# Algae Growth in New, 6.8 Gal Aquarium



## mattbirk (Aug 3, 2011)

Hi,
I am cycling a new, 6.8 gallon aquarium, and I moved over some plants from my 55 gallon aquarium. There is algae growing on the grass (red, hair-like) and also growing on the driftwood (white) and also in the sand substrate (white film-like). Pics: https://www.dropbox.com/sh/vtp4r1bcl31947b/AADmOTnMNUqTFuN39Dp0WXqWa?dl=0

I want to clear this up before I add anything to the tank. Best recommendations? I have had the tank covered with a towel for a couple days, but the alage continues to grow, rather quickly. I have been dosing Excel Flourish, and have done a few water changes. Any suggestions how to aggressively deal with this to eliminate it?

Thanks,
Matt


----------



## jimsz (Oct 11, 2011)

Hair algae is very difficult to get rid of. You can scrub and clean but any small bits that break off and float away will anchor on something else and start growing.

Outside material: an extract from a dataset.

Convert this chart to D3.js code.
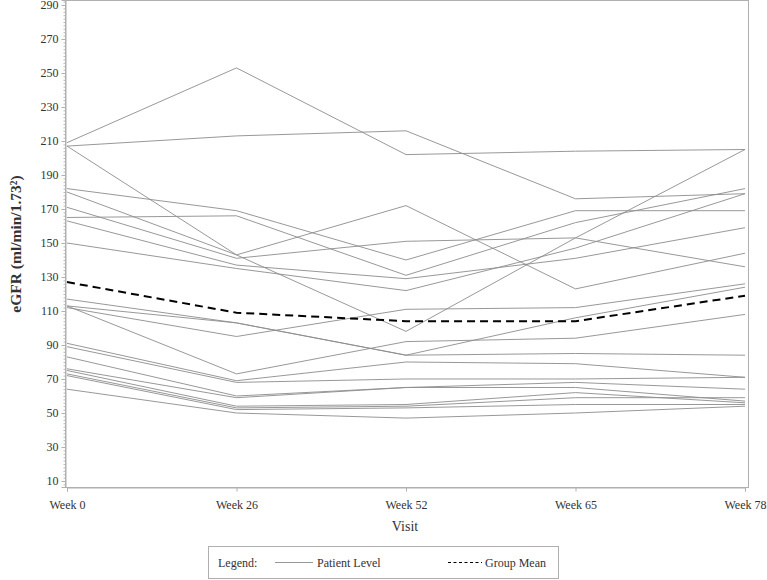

Test your water parameters and see how they are.

I'll remove everything from the tank and scrub it to remove as much as possible.

You have an established 55 gal tank so you do not need to worry about cycling your new smaller tank. When everything has been completely scrubbed refill the new tank and transfer some of the established filter media into the small tank filter. That should have enough beneficial bacteria in it to bypass the cycle process.


----------